Enno Patalas
Enno Patalas, the former Director of the Munich Filmmuseum and my immediate predecessor in the job, died on August 7, 2018. As the museum’s second Director, Patalas brought international recognition to the institution with his careful reconstructions of German Expressionist classics, like Nosferatu (1922), Metropolis (1927) and The Loves of Pharaoh (1922). He was the first person in Germany to decry the deplorable condition of German films, producing new, more complete work prints from as many sources as he could find. But Patalas was first and foremost a showman, often introducing films with stories of arcane maneuvers to procure materials from various archives, even in Communist Russia, where he traded James Bond or American erotic films for a lost Murnau or Pabst. And he also created a unique archive that focused on German silents and the New German Cinema, collecting the major works of R.W. Fassbinder, Wim Wenders, Werner Herzog, Alexander Kluge, Herbert Achternbusch, Jean-Marie Straub and Danièle Huillet.
Our relationship was complicated. We first met in 1977, when Patalas organized the 12th Congrès International du Cinéma Indépendant (CICI) at the Filmmuseum, presenting an eight-day program, Three Moments of German Cinema, which covered post-WWI German silent films (especially Lubitsch), the Third Reich until 1936, and the beginnings of New German Cinema. Viewing more than 75 features and shorts, it was certainly my first deep dive into German film, influencing my own subsequent work on Karl Valentin, Max Ophüls, Piel Jutzi, and Edgar Reitz. Patalas, who had taken over the leadership of the Filmmuseum in 1973 from its founder, Rudolf Joseph, would become a legend for his complete retrospectives of Yasujiro Ozu, John Ford, Marcel Pagnol, Leo McCarey and many others. Like Henri Langlois and other first generation film archivists, Patalas was an uncompromising champion of film as art. When I began my own tenure at the Filmmusuem in 1994 with a German commercial comedy, signaling to the local Munich film industry that the Filmmuseum would now support their efforts, Enno Patalas organized a boycott of our film program.
Metropolis (1927)
I became a doctoral candidate in Germany in 1978, and so began seeing Patalas regularly at various events. Knowing that he, too, had been a student in the Communications department in Münster, I considered Patalas somewhat of a mentor, but he remained aloof. Conversations with Patalas tended to be long monologues.
After leaving Münster, Patalas co-founded Filmkritik in 1957, one of the most important film journals in Germany. He also published a History of Film (1962) with Ulrich Gregor, which became a standard work in German, much like Georges Sadoul’s Histoire du cinéma in France. Later, Patalas published books on movie stars and Lubitsch, as well as countless essays, translated numerous works from French into German, including Truffaut’s Hitchcock, and directed films about Von Sternberg and Stalin.

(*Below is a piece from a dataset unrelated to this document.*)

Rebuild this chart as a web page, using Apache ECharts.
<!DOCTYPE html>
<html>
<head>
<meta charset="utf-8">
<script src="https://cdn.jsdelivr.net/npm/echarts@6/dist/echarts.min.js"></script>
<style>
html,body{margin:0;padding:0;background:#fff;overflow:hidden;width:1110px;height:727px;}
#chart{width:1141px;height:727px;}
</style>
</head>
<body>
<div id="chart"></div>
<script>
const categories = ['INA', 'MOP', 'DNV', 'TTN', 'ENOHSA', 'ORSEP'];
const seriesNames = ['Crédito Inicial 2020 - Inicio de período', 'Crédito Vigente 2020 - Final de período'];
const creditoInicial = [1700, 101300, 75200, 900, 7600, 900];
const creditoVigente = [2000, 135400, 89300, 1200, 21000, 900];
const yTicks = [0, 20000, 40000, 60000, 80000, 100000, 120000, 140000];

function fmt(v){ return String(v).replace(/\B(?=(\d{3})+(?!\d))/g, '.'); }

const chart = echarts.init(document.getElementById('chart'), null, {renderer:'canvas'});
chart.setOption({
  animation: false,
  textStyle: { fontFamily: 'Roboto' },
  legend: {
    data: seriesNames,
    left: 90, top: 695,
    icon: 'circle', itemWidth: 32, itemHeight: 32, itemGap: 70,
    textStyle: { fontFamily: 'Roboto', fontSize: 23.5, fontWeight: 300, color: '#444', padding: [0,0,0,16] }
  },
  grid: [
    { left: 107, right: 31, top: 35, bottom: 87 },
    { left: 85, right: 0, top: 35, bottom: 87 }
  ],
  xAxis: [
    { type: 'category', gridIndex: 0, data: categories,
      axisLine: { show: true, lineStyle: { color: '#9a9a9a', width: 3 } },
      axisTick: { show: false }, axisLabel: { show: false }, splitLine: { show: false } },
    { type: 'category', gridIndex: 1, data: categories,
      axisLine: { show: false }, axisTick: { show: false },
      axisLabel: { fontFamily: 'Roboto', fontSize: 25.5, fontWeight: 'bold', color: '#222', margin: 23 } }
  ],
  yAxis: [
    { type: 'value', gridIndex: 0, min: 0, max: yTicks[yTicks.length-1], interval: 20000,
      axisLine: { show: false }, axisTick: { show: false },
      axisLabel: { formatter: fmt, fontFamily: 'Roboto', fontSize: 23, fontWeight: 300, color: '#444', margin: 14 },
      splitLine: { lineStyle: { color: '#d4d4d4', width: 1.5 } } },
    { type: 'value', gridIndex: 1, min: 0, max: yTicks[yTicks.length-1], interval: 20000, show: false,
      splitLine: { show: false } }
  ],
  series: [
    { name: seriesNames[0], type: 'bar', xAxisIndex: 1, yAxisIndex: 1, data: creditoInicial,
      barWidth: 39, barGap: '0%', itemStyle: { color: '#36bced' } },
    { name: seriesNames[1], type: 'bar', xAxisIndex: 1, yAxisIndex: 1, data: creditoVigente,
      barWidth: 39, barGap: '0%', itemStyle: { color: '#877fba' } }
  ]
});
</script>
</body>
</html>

Sometime in the early 1990s, when I was curator at Eastman Museum, Patalas invited me to Munich to present a program of our preservation work, especially Thomas Ince and Cecil B. DeMille. As a host, Patalas, and especially his wife, well-known film critic Frieda Grafe, could be charming. Frieda was an amazing cook, and both of them loved to eat, so we had a wonderful dinner in their Schwabing flat. It was during that visit, I believe, that I made the fatal mistake of asking him when he was retiring…
As the new Director of the Munich Filmmuseum, I was to spend several months learning the job before Patalas officially retired, but he moved into a back room as soon as I got there, vacating his office despite my protests. I realized that Patalas planned to continue restoring films and travelling with Filmmuseum films after his retirement. I invited him to work on several restorations, e.g. of Genuine (1920), but we could not see eye to eye when I began making decisions for a new restoration of G.W. Pabst’s The Joyless Street (1925).
Now that I am myself close to retirement age, I can completely understand Patalas’ anger at being forced to retire at 65, when he was still more than capable of handling the job. When you are as incredibly passionate about your life’s work, as Patalas undoubtedly was, you don’t want to retire until you are good and ready. Happily, his legacy as one of the great pioneers of the film archive world is secure, forever attached to Metropolis.